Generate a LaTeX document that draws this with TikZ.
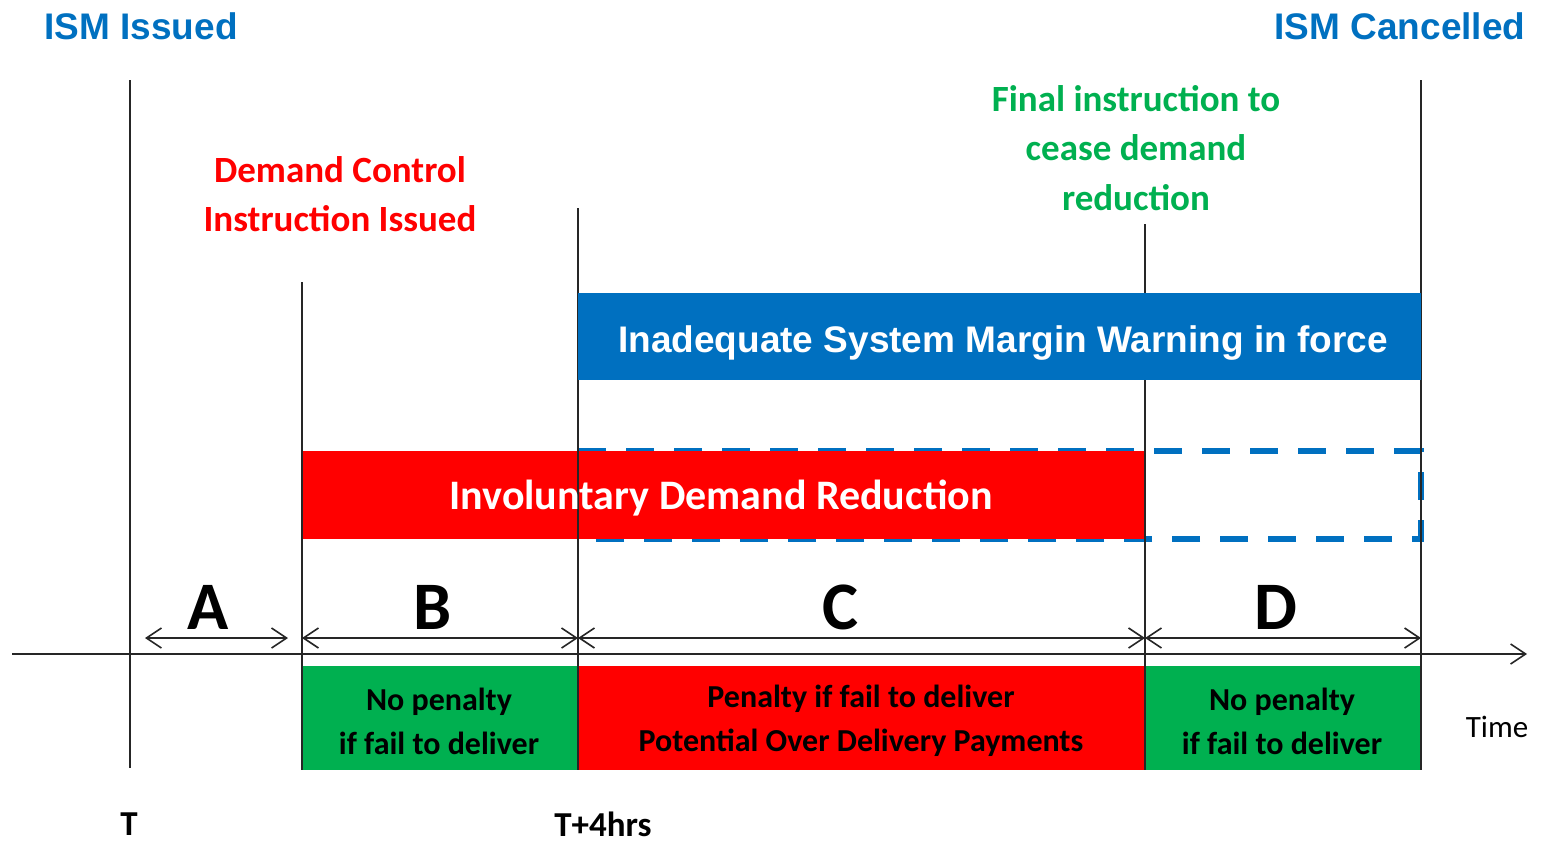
\documentclass[tikz,border=0pt]{standalone}
\usepackage{fontspec}
\setmainfont{Carlito}
\newfontfamily\arialfont{Liberation Sans}
\usetikzlibrary{arrows.meta}
\definecolor{ismblue}{HTML}{0070C0}
\definecolor{ismgreen}{HTML}{00B050}
\definecolor{ismred}{HTML}{FF0000}
\begin{document}
\begin{tikzpicture}[x=1pt,y=-1pt,
  vline/.style={line width=1.8pt, black!85},
  dim/.style={line width=1.6pt, black!85, {Straight Barb[length=15pt,width=20pt]}-{Straight Barb[length=15pt,width=20pt]}},
  bar/.style={inner sep=0pt, outer sep=0pt, anchor=north west},
  bartext/.style={text=white, anchor=base, inner sep=0pt},
  penalty/.style={align=center, font=\fontsize{32}{44}\selectfont\bfseries},
  letter/.style={font=\fontsize{68}{70}\selectfont\bfseries},
  title/.style={text=ismblue, font=\arialfont\fontsize{37}{40}\selectfont\bfseries},
  note/.style={align=center, font=\fontsize{37}{49.5}\selectfont\bfseries},
  tick/.style={font=\fontsize{35}{38}\selectfont\bfseries}]
\useasboundingbox (0,0) rectangle (1541,843);
% bottom penalty boxes
\node[bar, fill=ismgreen, minimum width=276pt, minimum height=104pt] (pB) at (302,666) {};
\node[bar, fill=ismred, minimum width=567pt, minimum height=104pt] (pC) at (578,666) {};
\node[bar, fill=ismgreen, minimum width=276pt, minimum height=104pt] (pD) at (1145,666) {};
\node[penalty] (pBt) at (439,721) {No penalty\\if fail to deliver};
\node[penalty] (pCt) at (861,721) {Penalty if fail to deliver\\Potential Over Delivery Payments};
\node[penalty] (pDt) at (1282,721) {No penalty\\if fail to deliver};
% dashed box
\draw[ismblue, line width=6pt, dash pattern=on 28pt off 20pt] (578,451) -- (1421,451) -- (1421,539) -- (578,539);
% involuntary bar
\node[bar, fill=ismred, minimum width=843pt, minimum height=88pt] (idr) at (302,451) {};
% vertical lines
\coordinate (t0top) at (130,80);   \coordinate (t0bot) at (130,768);
\coordinate (t1top) at (302,282);  \coordinate (t1bot) at (302,770);
\coordinate (t2top) at (578,208);  \coordinate (t2bot) at (578,770);
\coordinate (t3top) at (1145,224); \coordinate (t3bot) at (1145,770);
\coordinate (t4top) at (1421,80);  \coordinate (t4bot) at (1421,770);
\draw[vline] (t0top) -- (t0bot);
\draw[vline] (t1top) -- (t1bot);
\draw[vline] (t2top) -- (t2bot);
\draw[vline] (t3top) -- (t3bot);
\draw[vline] (t4top) -- (t4bot);
% ISM warning bar (covers the line at 1145)
\node[bar, fill=ismblue, minimum width=843pt, minimum height=87pt] (ism) at (578,293) {};
\node[bartext, font=\arialfont\fontsize{37}{40}\selectfont\bfseries] (ismt) at (1003,352) {Inadequate System Margin Warning in force};
\node[bartext, font=\fontsize{42}{44}\selectfont\bfseries] (idrt) at (721,509) {Involuntary Demand Reduction};
% time axis
\coordinate (axL) at (12,654); \coordinate (axR) at (1527,654);
\draw[line width=1.6pt, black!85, -{Straight Barb[length=15pt,width=20pt]}] (axL) -- (axR);
% dimension arrows
\coordinate (aL) at (145,638); \coordinate (aR) at (288,638);
\coordinate (bL) at (302,638); \coordinate (bR) at (578,638);
\coordinate (cR) at (1145,638); \coordinate (dR) at (1421,638);
\draw[dim] (aL) -- (aR);
\draw[dim] (bL) -- (bR);
\draw[dim] (bR) -- (cR);
\draw[dim] (cR) -- (dR);
\node[letter] (lA) at (208,607) {A};
\node[letter] (lB) at (433,607) {B};
\node[letter] (lC) at (840,607) {C};
\node[letter] (lD) at (1276,607) {D};
% labels
\node[title] (iss) at (141,26) {ISM Issued};
\node[title] (can) at (1400,26) {ISM Cancelled};
\node[note, text=ismred] (dci) at (340,194) {Demand Control\\Instruction Issued};
\node[note, text=ismgreen] (fin) at (1136,148) {Final instruction to\\cease demand\\reduction};
\node[font=\fontsize{31}{34}\selectfont] (time) at (1497,727) {Time};
\node[tick] (tT) at (129,824) {T};
\node[tick] (t4) at (603,824) {T+4hrs};
\end{tikzpicture}
\end{document}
⁂
Directive:
Return the listing above word for word, with the pictures removed.

Answer for the task:
Generate a LaTeX document that draws this with TikZ.
\documentclass[tikz,border=0pt]{standalone}
\usepackage{fontspec}
\setmainfont{Carlito}
\newfontfamily\arialfont{Liberation Sans}
\usetikzlibrary{arrows.meta}
\definecolor{ismblue}{HTML}{0070C0}
\definecolor{ismgreen}{HTML}{00B050}
\definecolor{ismred}{HTML}{FF0000}
\begin{document}
\begin{tikzpicture}[x=1pt,y=-1pt,
  vline/.style={line width=1.8pt, black!85},
  dim/.style={line width=1.6pt, black!85, {Straight Barb[length=15pt,width=20pt]}-{Straight Barb[length=15pt,width=20pt]}},
  bar/.style={inner sep=0pt, outer sep=0pt, anchor=north west},
  bartext/.style={text=white, anchor=base, inner sep=0pt},
  penalty/.style={align=center, font=\fontsize{32}{44}\selectfont\bfseries},
  letter/.style={font=\fontsize{68}{70}\selectfont\bfseries},
  title/.style={text=ismblue, font=\arialfont\fontsize{37}{40}\selectfont\bfseries},
  note/.style={align=center, font=\fontsize{37}{49.5}\selectfont\bfseries},
  tick/.style={font=\fontsize{35}{38}\selectfont\bfseries}]
\useasboundingbox (0,0) rectangle (1541,843);
% bottom penalty boxes
\node[bar, fill=ismgreen, minimum width=276pt, minimum height=104pt] (pB) at (302,666) {};
\node[bar, fill=ismred, minimum width=567pt, minimum height=104pt] (pC) at (578,666) {};
\node[bar, fill=ismgreen, minimum width=276pt, minimum height=104pt] (pD) at (1145,666) {};
\node[penalty] (pBt) at (439,721) {No penalty\\if fail to deliver};
\node[penalty] (pCt) at (861,721) {Penalty if fail to deliver\\Potential Over Delivery Payments};
\node[penalty] (pDt) at (1282,721) {No penalty\\if fail to deliver};
% dashed box
\draw[ismblue, line width=6pt, dash pattern=on 28pt off 20pt] (578,451) -- (1421,451) -- (1421,539) -- (578,539);
% involuntary bar
\node[bar, fill=ismred, minimum width=843pt, minimum height=88pt] (idr) at (302,451) {};
% vertical lines
\coordinate (t0top) at (130,80);   \coordinate (t0bot) at (130,768);
\coordinate (t1top) at (302,282);  \coordinate (t1bot) at (302,770);
\coordinate (t2top) at (578,208);  \coordinate (t2bot) at (578,770);
\coordinate (t3top) at (1145,224); \coordinate (t3bot) at (1145,770);
\coordinate (t4top) at (1421,80);  \coordinate (t4bot) at (1421,770);
\draw[vline] (t0top) -- (t0bot);
\draw[vline] (t1top) -- (t1bot);
\draw[vline] (t2top) -- (t2bot);
\draw[vline] (t3top) -- (t3bot);
\draw[vline] (t4top) -- (t4bot);
% ISM warning bar (covers the line at 1145)
\node[bar, fill=ismblue, minimum width=843pt, minimum height=87pt] (ism) at (578,293) {};
\node[bartext, font=\arialfont\fontsize{37}{40}\selectfont\bfseries] (ismt) at (1003,352) {Inadequate System Margin Warning in force};
\node[bartext, font=\fontsize{42}{44}\selectfont\bfseries] (idrt) at (721,509) {Involuntary Demand Reduction};
% time axis
\coordinate (axL) at (12,654); \coordinate (axR) at (1527,654);
\draw[line width=1.6pt, black!85, -{Straight Barb[length=15pt,width=20pt]}] (axL) -- (axR);
% dimension arrows
\coordinate (aL) at (145,638); \coordinate (aR) at (288,638);
\coordinate (bL) at (302,638); \coordinate (bR) at (578,638);
\coordinate (cR) at (1145,638); \coordinate (dR) at (1421,638);
\draw[dim] (aL) -- (aR);
\draw[dim] (bL) -- (bR);
\draw[dim] (bR) -- (cR);
\draw[dim] (cR) -- (dR);
\node[letter] (lA) at (208,607) {A};
\node[letter] (lB) at (433,607) {B};
\node[letter] (lC) at (840,607) {C};
\node[letter] (lD) at (1276,607) {D};
% labels
\node[title] (iss) at (141,26) {ISM Issued};
\node[title] (can) at (1400,26) {ISM Cancelled};
\node[note, text=ismred] (dci) at (340,194) {Demand Control\\Instruction Issued};
\node[note, text=ismgreen] (fin) at (1136,148) {Final instruction to\\cease demand\\reduction};
\node[font=\fontsize{31}{34}\selectfont] (time) at (1497,727) {Time};
\node[tick] (tT) at (129,824) {T};
\node[tick] (t4) at (603,824) {T+4hrs};
\end{tikzpicture}
\end{document}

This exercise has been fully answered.